== SUPPLIED MATERIAL ==

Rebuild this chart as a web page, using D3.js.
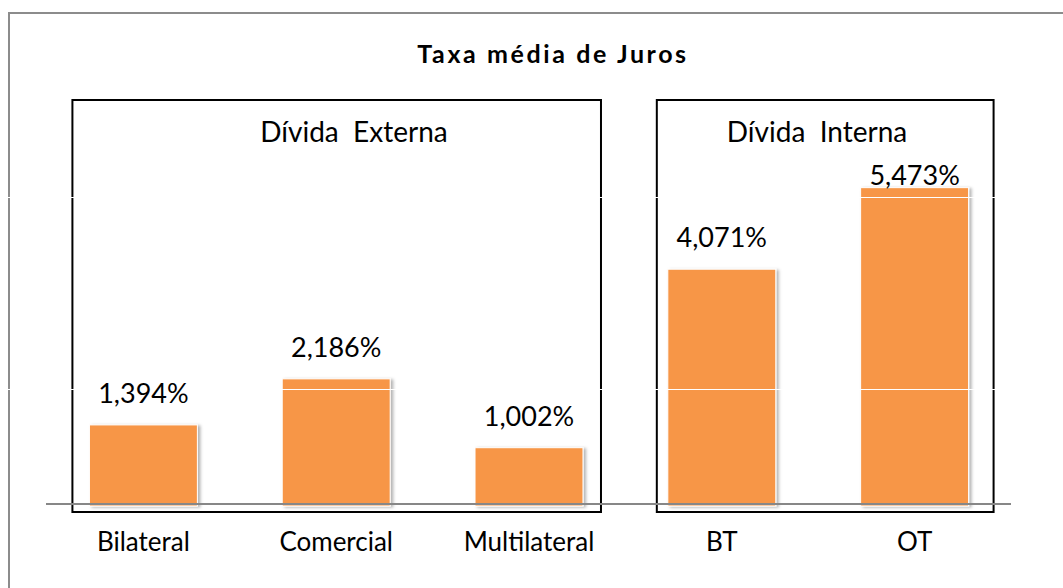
<!DOCTYPE html>
<html>
<head>
<meta charset="utf-8">
<script src="https://cdn.jsdelivr.net/npm/d3@7"></script>
<style>
  body { margin: 0; background: #fff; }
  svg { display: block; font-family: Lato, "Open Sans", sans-serif; }
</style>
</head>
<body>
<svg id="chart" width="1063" height="588"></svg>
<script>
// data
var categories = ["Bilateral", "Comercial", "Multilateral", "BT", "OT"];
var values = [1.394, 2.186, 1.002, 4.071, 5.473];
var panelTitles = ["Dívida  Externa", "Dívida  Interna"];
var panelMembers = [[0, 1, 2], [3, 4]];
var chartTitle = "Taxa média de Juros";

var fmt = function(v) { return d3.format(".3f")(v).replace(".", ",") + "%"; };

var svg = d3.select("#chart");
var barColor = "#F79646";

var x = d3.scaleBand()
  .domain(categories)
  .range([47, 1011])
  .paddingInner(0.44)
  .paddingOuter(0.22);

var y = d3.scaleLinear()
  .domain([0, 6])
  .range([506, 157]);

var defs = svg.append("defs");
var f = defs.append("filter").attr("id", "shadow")
  .attr("x", "-10%").attr("y", "-10%").attr("width", "125%").attr("height", "120%");
f.append("feDropShadow")
  .attr("dx", 2.5).attr("dy", 1).attr("stdDeviation", 1.6)
  .attr("flood-color", "#000").attr("flood-opacity", 0.3);

// outer frame
svg.append("rect")
  .attr("x", 9).attr("y", 13)
  .attr("width", 1100).attr("height", 620)
  .attr("fill", "none")
  .attr("stroke", "#8c8c8c")
  .attr("stroke-width", 2);

// title
svg.append("text")
  .attr("x", 553).attr("y", 63)
  .attr("text-anchor", "middle")
  .attr("font-size", 25)
  .attr("font-weight", "bold")
  .attr("letter-spacing", 2.6)
  .text(chartTitle);

// panel boxes
var panels = panelMembers.map(function(m, i) {
  var first = categories[m[0]], last = categories[m[m.length - 1]];
  var x0 = x(first) - (i == 0 ? 17 : 11);
  var x1 = x(last) + x.bandwidth() + (i == 0 ? 18 : 25);
  return {title: panelTitles[i], x0: x0, x1: x1};
});

svg.selectAll(".panel")
  .data(panels)
  .enter()
  .append("rect")
    .attr("class", "panel")
    .attr("x", function(d) { return d.x0; })
    .attr("y", 100)
    .attr("width", function(d) { return d.x1 - d.x0; })
    .attr("height", 412)
    .attr("fill", "none")
    .attr("stroke", "#000")
    .attr("stroke-width", 2);

// bars
svg.selectAll(".bar")
  .data(values)
  .enter()
  .append("rect")
    .attr("class", "bar")
    .attr("x", function(d, i) { return x(categories[i]); })
    .attr("y", function(d) { return y(d); })
    .attr("width", x.bandwidth())
    .attr("height", function(d) { return y(0) - y(d); })
    .attr("fill", barColor)
    .attr("stroke", "#fff")
    .attr("stroke-width", 1)
    .attr("filter", "url(#shadow)");

// baseline
svg.append("line")
  .attr("x1", 46).attr("x2", 1011)
  .attr("y1", 504).attr("y2", 504)
  .attr("stroke", "#878787")
  .attr("stroke-width", 2);

// sheet gridlines showing through (white)
[197.5, 389.5].forEach(function(gy) {
  svg.append("line")
    .attr("x1", 0).attr("x2", 1063)
    .attr("y1", gy).attr("y2", gy)
    .attr("stroke", "#fff")
    .attr("stroke-width", 1);
});

// panel titles
var titleX = [354, 817];
svg.selectAll(".ptitle")
  .data(panels)
  .enter()
  .append("text")
    .attr("class", "ptitle")
    .attr("x", function(d, i) { return titleX[i]; })
    .attr("y", 142)
    .attr("text-anchor", "middle")
    .attr("font-size", 28)
    .style("white-space", "pre")
    .text(function(d) { return d.title; });

// value labels
svg.selectAll(".vlabel")
  .data(values)
  .enter()
  .append("text")
    .attr("class", "vlabel")
    .attr("x", function(d, i) { return x(categories[i]) + x.bandwidth() / 2; })
    .attr("y", function(d) { return Math.max(y(d) - 22, 185); })
    .attr("text-anchor", "middle")
    .attr("font-size", 27)
    .text(fmt);

// category labels
svg.selectAll(".clabel")
  .data(categories)
  .enter()
  .append("text")
    .attr("class", "clabel")
    .attr("x", function(d) { return x(d) + x.bandwidth() / 2; })
    .attr("y", 551)
    .attr("text-anchor", "middle")
    .attr("font-size", 26)
    .text(function(d) { return d; });
</script>
</body>
</html>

===

Restate the full listing verbatim and drop every picture.

§ **RESULT**:
Rebuild this chart as a web page, using D3.js.
<!DOCTYPE html>
<html>
<head>
<meta charset="utf-8">
<script src="https://cdn.jsdelivr.net/npm/d3@7"></script>
<style>
  body { margin: 0; background: #fff; }
  svg { display: block; font-family: Lato, "Open Sans", sans-serif; }
</style>
</head>
<body>
<svg id="chart" width="1063" height="588"></svg>
<script>
// data
var categories = ["Bilateral", "Comercial", "Multilateral", "BT", "OT"];
var values = [1.394, 2.186, 1.002, 4.071, 5.473];
var panelTitles = ["Dívida  Externa", "Dívida  Interna"];
var panelMembers = [[0, 1, 2], [3, 4]];
var chartTitle = "Taxa média de Juros";

var fmt = function(v) { return d3.format(".3f")(v).replace(".", ",") + "%"; };

var svg = d3.select("#chart");
var barColor = "#F79646";

var x = d3.scaleBand()
  .domain(categories)
  .range([47, 1011])
  .paddingInner(0.44)
  .paddingOuter(0.22);

var y = d3.scaleLinear()
  .domain([0, 6])
  .range([506, 157]);

var defs = svg.append("defs");
var f = defs.append("filter").attr("id", "shadow")
  .attr("x", "-10%").attr("y", "-10%").attr("width", "125%").attr("height", "120%");
f.append("feDropShadow")
  .attr("dx", 2.5).attr("dy", 1).attr("stdDeviation", 1.6)
  .attr("flood-color", "#000").attr("flood-opacity", 0.3);

// outer frame
svg.append("rect")
  .attr("x", 9).attr("y", 13)
  .attr("width", 1100).attr("height", 620)
  .attr("fill", "none")
  .attr("stroke", "#8c8c8c")
  .attr("stroke-width", 2);

// title
svg.append("text")
  .attr("x", 553).attr("y", 63)
  .attr("text-anchor", "middle")
  .attr("font-size", 25)
  .attr("font-weight", "bold")
  .attr("letter-spacing", 2.6)
  .text(chartTitle);

// panel boxes
var panels = panelMembers.map(function(m, i) {
  var first = categories[m[0]], last = categories[m[m.length - 1]];
  var x0 = x(first) - (i == 0 ? 17 : 11);
  var x1 = x(last) + x.bandwidth() + (i == 0 ? 18 : 25);
  return {title: panelTitles[i], x0: x0, x1: x1};
});

svg.selectAll(".panel")
  .data(panels)
  .enter()
  .append("rect")
    .attr("class", "panel")
    .attr("x", function(d) { return d.x0; })
    .attr("y", 100)
    .attr("width", function(d) { return d.x1 - d.x0; })
    .attr("height", 412)
    .attr("fill", "none")
    .attr("stroke", "#000")
    .attr("stroke-width", 2);

// bars
svg.selectAll(".bar")
  .data(values)
  .enter()
  .append("rect")
    .attr("class", "bar")
    .attr("x", function(d, i) { return x(categories[i]); })
    .attr("y", function(d) { return y(d); })
    .attr("width", x.bandwidth())
    .attr("height", function(d) { return y(0) - y(d); })
    .attr("fill", barColor)
    .attr("stroke", "#fff")
    .attr("stroke-width", 1)
    .attr("filter", "url(#shadow)");

// baseline
svg.append("line")
  .attr("x1", 46).attr("x2", 1011)
  .attr("y1", 504).attr("y2", 504)
  .attr("stroke", "#878787")
  .attr("stroke-width", 2);

// sheet gridlines showing through (white)
[197.5, 389.5].forEach(function(gy) {
  svg.append("line")
    .attr("x1", 0).attr("x2", 1063)
    .attr("y1", gy).attr("y2", gy)
    .attr("stroke", "#fff")
    .attr("stroke-width", 1);
});

// panel titles
var titleX = [354, 817];
svg.selectAll(".ptitle")
  .data(panels)
  .enter()
  .append("text")
    .attr("class", "ptitle")
    .attr("x", function(d, i) { return titleX[i]; })
    .attr("y", 142)
    .attr("text-anchor", "middle")
    .attr("font-size", 28)
    .style("white-space", "pre")
    .text(function(d) { return d.title; });

// value labels
svg.selectAll(".vlabel")
  .data(values)
  .enter()
  .append("text")
    .attr("class", "vlabel")
    .attr("x", function(d, i) { return x(categories[i]) + x.bandwidth() / 2; })
    .attr("y", function(d) { return Math.max(y(d) - 22, 185); })
    .attr("text-anchor", "middle")
    .attr("font-size", 27)
    .text(fmt);

// category labels
svg.selectAll(".clabel")
  .data(categories)
  .enter()
  .append("text")
    .attr("class", "clabel")
    .attr("x", function(d) { return x(d) + x.bandwidth() / 2; })
    .attr("y", 551)
    .attr("text-anchor", "middle")
    .attr("font-size", 26)
    .text(function(d) { return d; });
</script>
</body>
</html>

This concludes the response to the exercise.